AUSTIN, TX- Claiming that the pain was just too much, area student Bailey S’Douza reportedly sprained her wrist after raising her hand in math class for too long. According to sources, S’Douza wasn’t even raising her hand to ask a question. “S’Douza has an excellent understanding of improper integrals and differential equations. She actually just had to go to the bathroom, believe it or not!” a classmate told one of our sources. By the time the teacher had turned around from the board to call on S’Douza, it was too late. Sources report S’Douza was cringing with wrist in hand while walking to the bathroom saying she wouldn’t be able to participate in tennis practice after school and that she might even need physical therapy. At press time S’Douza had returned from the bathroom and was raising her hand in order to ask if she could go to the nurse.

Local Minority Woman Claims she is “Living Like A Caucasian”

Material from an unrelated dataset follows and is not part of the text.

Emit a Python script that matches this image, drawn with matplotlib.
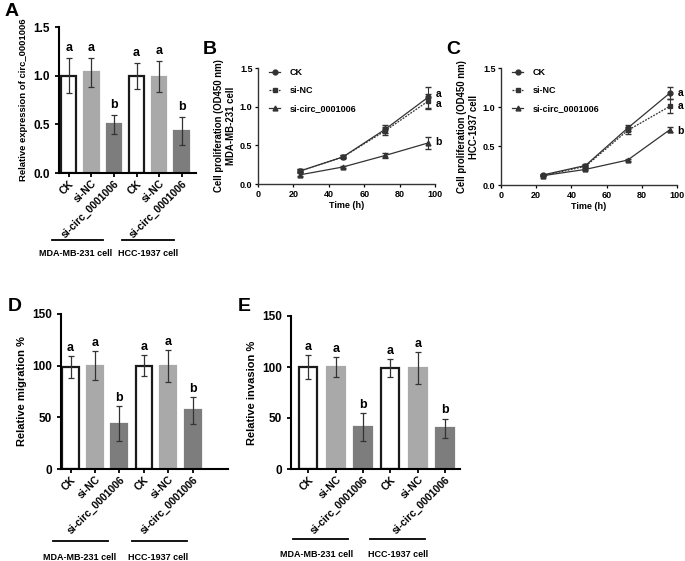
import matplotlib
matplotlib.use("Agg")
import matplotlib.pyplot as plt
import matplotlib.transforms as mtransforms
import numpy as np

plt.rcParams['font.family'] = ['Liberation Sans', 'DejaVu Sans']
plt.rcParams['font.weight'] = 'bold'
plt.rcParams['axes.labelweight'] = 'bold'

groups = ["CK", "si-NC", "si-circ_0001006"]
cells = ["MDA-MB-231 cell", "HCC-1937 cell"]
bar_labels = groups + groups
sig_letters = ["a", "a", "b", "a", "a", "b"]

# A: relative expression
expr_mean = [1.00, 1.035, 0.50, 1.00, 0.99, 0.43]
expr_err = [0.18, 0.147, 0.10, 0.135, 0.16, 0.143]

# B / C: proliferation
time_h = [24, 48, 72, 96]
mda_ck = [0.17, 0.35, 0.71, 1.12]
mda_ck_err = [0.02, 0.02, 0.05, 0.14]
mda_nc = [0.17, 0.35, 0.69, 1.07]
mda_nc_err = [0.02, 0.02, 0.05, 0.10]
mda_si = [0.12, 0.22, 0.37, 0.53]
mda_si_err = [0.02, 0.01, 0.03, 0.08]
mda_letters = [(1.16, "a"), (1.04, "a"), (0.54, "b")]

hcc_ck = [0.13, 0.25, 0.73, 1.18]
hcc_ck_err = [0.01, 0.02, 0.04, 0.08]
hcc_nc = [0.12, 0.24, 0.70, 1.01]
hcc_nc_err = [0.01, 0.02, 0.04, 0.09]
hcc_si = [0.12, 0.20, 0.32, 0.71]
hcc_si_err = [0.01, 0.01, 0.01, 0.03]
hcc_letters = [(1.18, "a"), (1.01, "a"), (0.69, "b")]

# D / E
mig_mean = [99, 100, 44, 100, 100, 57]
mig_err = [10.5, 14, 17, 10, 15.5, 13]
inv_mean = [100, 100, 41, 99, 99, 40]
inv_err = [11.5, 10, 14, 8.5, 15.5, 9.5]

bar_colors = ["white", "#a9a9a9", "#7d7d7d"] * 2
bar_edges = ["#1a1a1a", "#a9a9a9", "#7d7d7d"] * 2

W, H = 685, 561
fig = plt.figure(figsize=(W / 100, H / 100), dpi=100)


def px_axes(x0, x1, y0, y1):
    return fig.add_axes([x0 / W, 1 - y1 / H, (x1 - x0) / W, (y1 - y0) / H])


def bar_panel(ax, mean, err, ylim, yticks, ylabel, xlim, letter_off, lines, texts, line_y, text_y, fs_label):
    x = np.arange(len(mean))
    ax.bar(x, mean, width=0.66, color=bar_colors, edgecolor=bar_edges, linewidth=1.6, zorder=2)
    ax.errorbar(x, mean, yerr=err, fmt='none', ecolor='#333333', elinewidth=0.9, capsize=2.5, capthick=0.9, zorder=3)
    for xi, m, e, s in zip(x, mean, err, sig_letters):
        ax.text(xi, m + e + letter_off, s, ha='center', va='bottom', fontsize=9, fontweight='bold')
    ax.set_xlim(*xlim)
    ax.set_ylim(*ylim)
    ax.set_yticks(yticks)
    ax.set_xticks(x)
    ax.set_xticklabels(bar_labels, rotation=45, ha='right', rotation_mode='anchor', fontsize=7.5, fontweight='bold')
    ax.set_ylabel(ylabel, fontsize=fs_label, fontweight='bold')
    for s in ['top', 'right']:
        ax.spines[s].set_visible(False)
    for s in ['left', 'bottom']:
        ax.spines[s].set_linewidth(1.5)
    ax.tick_params(axis='y', labelsize=8.5, width=1.3, length=3)
    ax.tick_params(axis='x', width=1.3, length=3, pad=1)
    for lab in ax.get_yticklabels():
        lab.set_fontweight('bold')
    trans = mtransforms.blended_transform_factory(ax.transData, ax.transAxes)
    for (xa, xb), (xt, t) in zip(lines, zip(texts, cells)):
        ax.plot([xa, xb], [line_y, line_y], color='black', lw=1.3, transform=trans, clip_on=False)
        ax.text(xt, text_y, t, ha='center', va='center', fontsize=6.5, fontweight='bold', transform=trans)


def line_panel(ax, ck, ck_e, nc, nc_e, si, si_e, ylabel, letters):
    styles = [(ck, ck_e, 'o', '-', "CK"),
              (nc, nc_e, 's', (0, (1.5, 1)), "si-NC"),
              (si, si_e, '^', '-', "si-circ_0001006")]
    for vals, errs, mk, ls, name in styles:
        ax.errorbar(time_h, vals, yerr=errs, fmt='none', ecolor='#333333', capsize=2, elinewidth=0.8)
        ax.plot(time_h, vals, color='#333333', marker=mk, ms=3.5, lw=0.9, ls=ls, label=name)
    ax.set_xlim(0, 100)
    ax.set_ylim(0, 1.5)
    ax.set_xticks([0, 20, 40, 60, 80, 100])
    ax.set_yticks([0.0, 0.5, 1.0, 1.5])
    ax.set_yticklabels(["0.0", "0.5", "1.0", "1.5"])
    for s in ['top', 'right']:
        ax.spines[s].set_visible(False)
    for s in ['left', 'bottom']:
        ax.spines[s].set_linewidth(1.0)
        ax.spines[s].set_color('#333333')
    ax.tick_params(labelsize=6.5, width=0.9, length=2.5, pad=1.5)
    for lab in ax.get_xticklabels() + ax.get_yticklabels():
        lab.set_fontweight('bold')
    ax.set_xlabel("Time (h)", fontsize=6.5, fontweight='bold', labelpad=2)
    ax.set_ylabel(ylabel, fontsize=6.9, fontweight='bold', labelpad=3)
    for yv, s in letters:
        ax.text(100.3, yv, s, ha='left', va='center', fontsize=7.5, fontweight='bold', clip_on=False)
    leg = ax.legend(loc='upper left', bbox_to_anchor=(0.04, 1.03), frameon=False, fontsize=6.5,
                    handlelength=1.3, handletextpad=1.0, labelspacing=1.0, borderaxespad=0)
    for t in leg.get_texts():
        t.set_fontweight('bold')


# Panel A
axA = px_axes(59, 196, 27, 173)
bar_panel(axA, expr_mean, expr_err, (0, 1.5), [0.0, 0.5, 1.0, 1.5], "Relative expression of circ_0001006",
          (-0.44, 5.64), 0.04, [(-0.76, 1.51), (2.36, 4.67)], [0.31, 3.5], -0.46, -0.55, 6.8)
axA.set_yticklabels(["0.0", "0.5", "1.0", "1.5"])

# Panel B
axB = px_axes(258, 435, 68, 184)
line_panel(axB, mda_ck, mda_ck_err, mda_nc, mda_nc_err, mda_si, mda_si_err,
           "Cell proliferation (OD450 nm)\nMDA-MB-231 cell", mda_letters)

# Panel C
axC = px_axes(501, 677, 68, 185)
line_panel(axC, hcc_ck, hcc_ck_err, hcc_nc, hcc_nc_err, hcc_si, hcc_si_err,
           "Cell proliferation (OD450 nm)\nHCC-1937 cell", hcc_letters)

# Panel D
axD = px_axes(61, 228, 314, 469)
bar_panel(axD, mig_mean, mig_err, (0, 150), [0, 50, 100, 150], "Relative migration %",
          (-0.39, 6.45), 2, [(-0.72, 1.55), (2.5, 4.77)], [0.39, 3.6], -0.465, -0.57, 8)

# Panel E
axE = px_axes(291, 460, 316, 469)
bar_panel(axE, inv_mean, inv_err, (0, 150), [0, 50, 100, 150], "Relative invasion %",
          (-0.64, 5.55), 2, [(-0.57, 1.45), (2.25, 4.27)], [0.28, 3.28], -0.457, -0.556, 8)

for lbl, x, y in [("A", 5, 3), ("B", 203, 41), ("C", 446, 41), ("D", 8, 298), ("E", 238, 298)]:
    fig.text(x / W, 1 - y / H, lbl, fontsize=14, fontweight='bold', ha='left', va='top')

fig.savefig("out.png", dpi=100)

AUSTIN, TX- Stating that she had officially moved on from her ex boyfriend, local minority Joanne Prada, 28, reportedly claimed that she has been throwing all of her energy into really “living like a caucasian.” Sources state that Prada has filled her fridge with completely organic foods like ice cubes, dirt, and water and is thoroughly enjoying her new vegan lifestyle. In addition, Prada has reportedly joined yoga classes to replace the gaping hole being single has left in her life. “I see Joanne Prada at yoga every day in her trendy mesh cutout leggings and with her Lu Lu Lemon yoga mat. It really is hard to remember that she’s a minority sometimes,” a source told us after a session of heated yoga. At press time Prada was reportedly yelling at her ex boyfriend who had come over to return her things to “get out of [her] caucasian house.”

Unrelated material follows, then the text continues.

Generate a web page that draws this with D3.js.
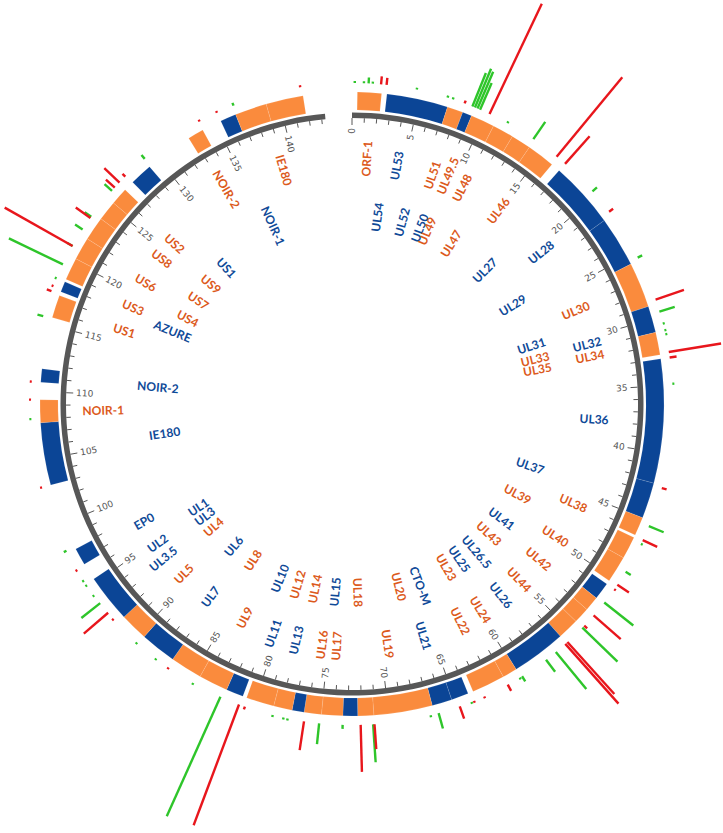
<!DOCTYPE html>
<html><head><meta charset="utf-8">
<script src="https://cdn.jsdelivr.net/npm/d3@7"></script>
<style>body{margin:0;background:#fff}</style>
</head><body><svg id="chart" width="723" height="833"></svg>
<script>
// ---------- DATA ----------
const genomeSpan = 145.45;      // kb represented by a full turn
const axisEnd = 143.3;          // end of the genome axis (kb)
const tickLabels = [0,5,10,15,20,25,30,35,40,45,50,55,60,65,70,75,80,85,90,95,100,105,110,115,120,125,130,135,140];

const blockStart = [0.4,2.6,7.2,8.4,9.1,10.9,12.5,14.0,16.8,21.8,25.6,29.0,31.0,33.0,42.3,45.0,46.6,48.3,50.6,51.9,53.0,54.2,55.8,59.9,61.0,63.9,65.2,66.7,71.1,72.3,73.4,75.0,76.3,77.2,78.6,81.0,82.3,84.5,86.9,89.6,91.7,96.6,103.0,107.7,110.7,115.6,117.6,118.6,120.3,122.0,123.8,125.3,127.4,132.7,135.4,136.6,139.0];
const blockEnd   = [2.2,7.2,8.4,9.1,10.9,12.5,14.0,16.1,21.8,25.6,29.0,31.0,32.7,42.3,45.0,46.4,48.3,50.3,51.9,53.0,54.2,55.8,59.9,61.0,63.5,65.2,66.7,71.1,72.3,73.4,75.0,76.3,77.2,78.6,80.7,82.3,84.5,86.9,89.6,91.7,95.3,97.9,107.7,109.4,111.7,117.3,118.4,120.3,122.0,123.8,125.3,126.6,129.1,133.9,136.6,139.0,141.8];
const blockType  = ["O","B","O","B","O","O","O","O","B","B","O","B","O","B","B","O","O","O","B","O","O","O","B","O","O","B","B","O","O","B","O","O","B","O","O","B","O","O","B","O","B","B","B","O","B","O","B","O","O","O","O","O","B","O","B","O","O"];

const labelNames = ["ORF-1","UL53","UL51","UL49.5","UL48","UL46","UL54","UL52","UL50","UL49","UL47","UL28","UL27","UL29","UL30","UL31","UL33","UL35","UL32","UL34","UL36","UL37","UL39","UL38","UL41","UL40","UL43","UL42","UL26.5","UL25","UL23","UL44","UL26","UL24","UL22","CTO-M","UL20","UL18","UL21","UL19","UL15","UL14","UL12","UL10","UL8","UL6","UL4","UL3","UL1","UL17","UL16","UL13","UL11","UL9","UL7","UL5","UL3.5","UL2","EP0","IE180","NOIR-1","NOIR-2","US1","US3","US6","US8","US2","AZURE","US4","US7","US9","US1","NOIR-2","NOIR-1","IE180"];
const labelPos   = [1.4,4.3,7.8,9.2,10.9,15.0,3.1,6.2,8.5,9.5,12.8,20.7,18.1,23.6,27.2,29.1,30.8,32.1,30.6,31.8,37.8,44.1,47.9,46.1,51.5,49.7,53.9,52.4,56.5,58.7,60.6,55.1,57.4,59.8,62.0,64.4,66.9,72.0,65.8,69.3,74.8,77.3,79.5,81.8,85.8,88.8,92.3,94.0,95.4,74.2,75.6,78.1,80.4,83.5,87.4,90.8,93.2,94.7,97.2,105.5,108.5,111.1,116.3,118.7,121.4,124.2,126.1,118.0,120.2,122.8,125.4,128.2,133.2,135.8,138.9];
const labelLevel = [1,1,1,1,1,1,0,0,0,0,0,1,0,0,1,0,0,0,1,1,1,0,0,1,0,1,0,1,0,0,0,1,1,1,1,0,0,0,1,1,0,0,0,0,0,0,0,0,0,1,1,1,1,1,1,1,1,1,1,0,1,0,1,1,1,1,1,0,0,0,0,0,1,0,1];
const labelType  = ["O","B","O","O","O","O","B","B","B","O","O","B","B","B","O","B","O","O","B","O","B","B","O","O","B","O","O","O","B","B","O","O","B","O","O","B","O","O","B","O","B","O","O","B","O","B","O","B","B","O","O","B","B","O","B","O","B","B","B","B","O","B","O","O","O","O","O","B","O","O","O","B","O","B","O"];

const redPos = [2.1,2.5,8.3,10.25,16.0,16.8,21.5,28.7,32.6,33.0,42.5,46.5,50.2,50.6,53.0,54.0,55.7,55.9,61.0,62.9,63.7,64.8,71.1,72.1,76.2,80.6,81.05,86.8,92.1,92.7,96.5,103.0,109.4,110.7,117.4,117.8,121.0,123.4,126.2,126.7,127.3,134.0,135.4,141.7];
const redVal = [8,7,3,122,103,37,5,30,53,7,5,16,14,2,36,4,70,80,7,2,2,13,25,47,29,3,129,2,2,32,2,2,2,2,5,2,78,18,12,21,4,2,2,2];
const greenPos = [0.2,0.86,1.2,1.5,4.7,7.0,7.4,8.9,9.1,9.3,9.5,11.7,13.9,19.6,25.4,29.6,30.5,31.0,31.3,34.9,45.4,46.8,49.1,51.8,54.2,56.8,57.7,59.8,60.0,63.9,66.4,67.0,71.2,73.4,75.1,77.4,77.7,78.5,82.5,84.7,87.9,89.7,93.6,94.3,95.2,95.6,98.1,108.0,115.5,118.4,119.5,121.0,122.4,123.5,125.9,129.2,136.7];
const greenVal = [2,2,6,2,2,2,2,36,42,40,29,2,21,6,5,16,2,2,2,2,16,2,6,37,49,48,15,6,2,2,16,2,38,4,21,2,2,2,131,2,2,2,24,2,2,2,3,2,6,2,60,6,9,8,10,5,3];

// ---------- STYLE ----------
const W = 723, H = 833, cx = 352, cy = 404;
const col = {O: "#fa8b3d", B: "#0b4596"};
const txt = {O: "#dc5a1c", B: "#0f4a98"};

const svg = d3.select("#chart");
svg.append("rect").attr("width", W).attr("height", H).attr("fill", "#fff");
const g = svg.append("g").attr("transform", `translate(${cx},${cy})`);

const ang = d3.scaleLinear().domain([0, genomeSpan]).range([0, 2 * Math.PI]);
const deg = v => ang(v) * 180 / Math.PI;
const rBar = d3.scaleLinear().domain([0, 140]).range([321, 461]);

// gene blocks
const blockArc = d3.arc().innerRadius(294).outerRadius(312);
g.selectAll("path.block").data(blockStart.map((s, i) => ({s, e: blockEnd[i], t: blockType[i]})))
  .join("path").attr("class", "block")
  .attr("d", d => blockArc({startAngle: ang(d.s), endAngle: ang(d.e)}))
  .attr("fill", d => col[d.t])
  .attr("stroke", "#fff").attr("stroke-opacity", 0.18).attr("stroke-width", 0.6);

// axis ring
g.append("path")
  .attr("d", d3.arc().innerRadius(286).outerRadius(291.5)({startAngle: ang(0), endAngle: ang(axisEnd)}))
  .attr("fill", "#575757");

// ticks
const minor = d3.range(0, Math.floor(axisEnd) + 1);
g.selectAll("line.tick").data(minor).join("line").attr("class", "tick")
  .attr("x1", d => 286 * Math.sin(ang(d))).attr("y1", d => -286 * Math.cos(ang(d)))
  .attr("x2", d => (d % 5 === 0 ? 279 : 281.5) * Math.sin(ang(d)))
  .attr("y2", d => -(d % 5 === 0 ? 279 : 281.5) * Math.cos(ang(d)))
  .attr("stroke", "#575757").attr("stroke-width", 1);

g.selectAll("text.tl").data(tickLabels).join("text").attr("class", "tl")
  .attr("transform", d => deg(d) < 180
      ? `rotate(${deg(d) - 90}) translate(276,0)`
      : `rotate(${deg(d) - 90}) translate(276,0) rotate(180)`)
  .attr("text-anchor", d => deg(d) < 180 ? "end" : "start")
  .attr("dominant-baseline", "central")
  .attr("font-family", "DejaVu Sans, sans-serif").attr("font-size", 9)
  .attr("fill", "#555").text(d => d);

// bars
function bars(pos, val, color) {
  g.append("g").selectAll("line").data(pos.map((p, i) => ({p, v: val[i]})))
    .join("line")
    .attr("x1", d => rBar(0) * Math.sin(ang(d.p))).attr("y1", d => -rBar(0) * Math.cos(ang(d.p)))
    .attr("x2", d => rBar(d.v) * Math.sin(ang(d.p))).attr("y2", d => -rBar(d.v) * Math.cos(ang(d.p)))
    .attr("stroke", color).attr("stroke-width", 2.4);
}
bars(greenPos, greenVal, "#2ec52a");
bars(redPos, redVal, "#e8161c");

// gene labels
const lvlR = [174, 228];
g.selectAll("text.gl").data(labelNames.map((n, i) => ({n, p: labelPos[i], l: labelLevel[i], t: labelType[i]})))
  .join("text").attr("class", "gl")
  .attr("transform", d => deg(d.p) < 180
      ? `rotate(${deg(d.p) - 90}) translate(${lvlR[d.l]},0)`
      : `rotate(${deg(d.p) - 90}) translate(${lvlR[d.l]},0) rotate(180)`)
  .attr("text-anchor", d => deg(d.p) < 180 ? "start" : "end")
  .attr("dominant-baseline", "central")
  .attr("font-family", "Lato, sans-serif").attr("font-weight", 700).attr("font-size", 12)
  .attr("fill", d => txt[d.t]).text(d => d.n);
</script>
</body></html>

Area Teen has Reportedly “Had It” with Friends Making Fun of Her for Bad Driving

AUSTIN, TX- Being ridiculed from both the passenger and back seat, area teen Tina Lawar, 18, was reportedly quickly losing patience with the two teenage girls she was driving. “I am just so tired of always being made fun of. So what if I drove past a stop sign and ran over a squirrel? It was just one time, alright?” Lawar reportedly said to sources. Although Lawar has never received a ticket, sources note that her two accidents on record are with standing cars in parking lots, inviting suspicion that both on and off the road Lawar poses a significant danger to society. At press time Lawar’s friends Louise Gresh and Gene Manchuria continued to make fun of her as she cruised down the toll road at a nice and easy 25 miles per hour.

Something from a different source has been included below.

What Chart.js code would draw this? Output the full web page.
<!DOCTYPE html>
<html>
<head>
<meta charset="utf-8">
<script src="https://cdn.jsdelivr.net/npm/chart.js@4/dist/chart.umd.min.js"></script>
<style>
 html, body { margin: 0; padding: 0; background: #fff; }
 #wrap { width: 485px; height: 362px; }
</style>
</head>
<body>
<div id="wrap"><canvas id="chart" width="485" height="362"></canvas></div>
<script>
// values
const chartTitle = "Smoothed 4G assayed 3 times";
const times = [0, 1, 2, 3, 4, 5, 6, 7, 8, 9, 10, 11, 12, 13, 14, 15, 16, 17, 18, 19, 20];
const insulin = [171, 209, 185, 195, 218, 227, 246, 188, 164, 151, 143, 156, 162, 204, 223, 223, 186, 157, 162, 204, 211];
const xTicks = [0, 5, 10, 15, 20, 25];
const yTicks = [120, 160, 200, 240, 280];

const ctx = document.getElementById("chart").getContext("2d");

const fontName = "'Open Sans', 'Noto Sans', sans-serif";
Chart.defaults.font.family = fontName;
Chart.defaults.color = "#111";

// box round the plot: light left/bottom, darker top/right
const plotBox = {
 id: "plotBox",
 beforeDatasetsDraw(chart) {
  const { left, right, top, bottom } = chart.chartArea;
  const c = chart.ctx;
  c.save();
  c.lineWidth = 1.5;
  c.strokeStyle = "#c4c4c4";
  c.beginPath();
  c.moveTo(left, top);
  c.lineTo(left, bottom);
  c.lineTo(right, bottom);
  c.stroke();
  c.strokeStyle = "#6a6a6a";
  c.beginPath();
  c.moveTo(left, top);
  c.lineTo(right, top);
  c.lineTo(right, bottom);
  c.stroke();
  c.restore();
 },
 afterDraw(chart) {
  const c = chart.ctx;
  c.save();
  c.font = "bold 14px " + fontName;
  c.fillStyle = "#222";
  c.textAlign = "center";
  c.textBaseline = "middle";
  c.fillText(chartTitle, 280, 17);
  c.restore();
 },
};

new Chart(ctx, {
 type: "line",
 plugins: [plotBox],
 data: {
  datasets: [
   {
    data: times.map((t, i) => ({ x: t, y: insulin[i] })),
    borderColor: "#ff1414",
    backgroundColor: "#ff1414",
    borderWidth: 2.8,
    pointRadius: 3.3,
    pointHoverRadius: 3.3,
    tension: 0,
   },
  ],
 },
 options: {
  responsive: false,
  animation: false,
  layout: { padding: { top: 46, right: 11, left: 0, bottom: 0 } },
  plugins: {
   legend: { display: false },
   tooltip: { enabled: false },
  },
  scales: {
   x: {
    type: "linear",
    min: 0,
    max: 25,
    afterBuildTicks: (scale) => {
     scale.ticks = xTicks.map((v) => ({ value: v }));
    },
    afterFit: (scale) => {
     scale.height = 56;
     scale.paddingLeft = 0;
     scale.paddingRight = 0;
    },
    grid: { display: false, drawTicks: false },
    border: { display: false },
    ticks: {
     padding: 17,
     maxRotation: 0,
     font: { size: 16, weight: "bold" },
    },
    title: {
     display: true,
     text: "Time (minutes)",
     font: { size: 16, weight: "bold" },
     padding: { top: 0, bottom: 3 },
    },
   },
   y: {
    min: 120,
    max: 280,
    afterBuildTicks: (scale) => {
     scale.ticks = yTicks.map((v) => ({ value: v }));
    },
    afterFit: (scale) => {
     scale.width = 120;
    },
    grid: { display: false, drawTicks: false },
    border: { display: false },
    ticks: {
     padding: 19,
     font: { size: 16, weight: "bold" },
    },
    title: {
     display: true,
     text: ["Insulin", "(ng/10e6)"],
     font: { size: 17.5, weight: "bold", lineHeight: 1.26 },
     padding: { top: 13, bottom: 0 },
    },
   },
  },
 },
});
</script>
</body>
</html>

Students in History Class Worried that Peer May Become Next Single Party State Leader

AUSTIN, TX- Standing stick straight in his black button down jacket and formal khakis, local high school student David Nasadi, 18, was reportedly mistaken for the next new single party state leader by his peers. Showing an unbridled enthusiasm for learning about the sexy trio: Mao, Stalin, and Hitler while maintaining impeccable posture and a stern expression, students reportedly began to wonder if leading a totalitarian state was Nasadi’s greatest career aspiration. “I want to major in literature, you know, but David, I think he’s looking to run a single party state,” a source reportedly stated.“It’s honestly hard to see him going to UT Austin next year with his naturally dictatorial voice and resting bitch face. I think he’d be more in his element as an authoritarian leader of a small country.” At press time Nasadi was seen by sources in a local Goodwill, searching for a camouflage suit and beret.

Local Substitute Teacher Very Purposefully Mispronouncing Names on Attendance Sheet

AUSTIN, TX- Working very diligently to mispronounce names on the attendance sheet while taking roll in a freshman class, local substitute teacher Ralph Emerson, 35, was reportedly thoroughly enjoying himself. Sources confirmed that Emerson, despite having a very diverse group of friends and attending one of the top collegiate institutions of the nation, was unable to correctly pronounce even one name on the attendance sheet. “He pronounced Jacob as ‘ha-cub’ and Tyler Mackovich as ‘Taylor Smackabich’,” a student reportedly told one of our sources. “Don’t even get me started on the Asian names.” At press time, Emerson reportedly continued to throw out mispronunciations that would follow each freshman to their senior year.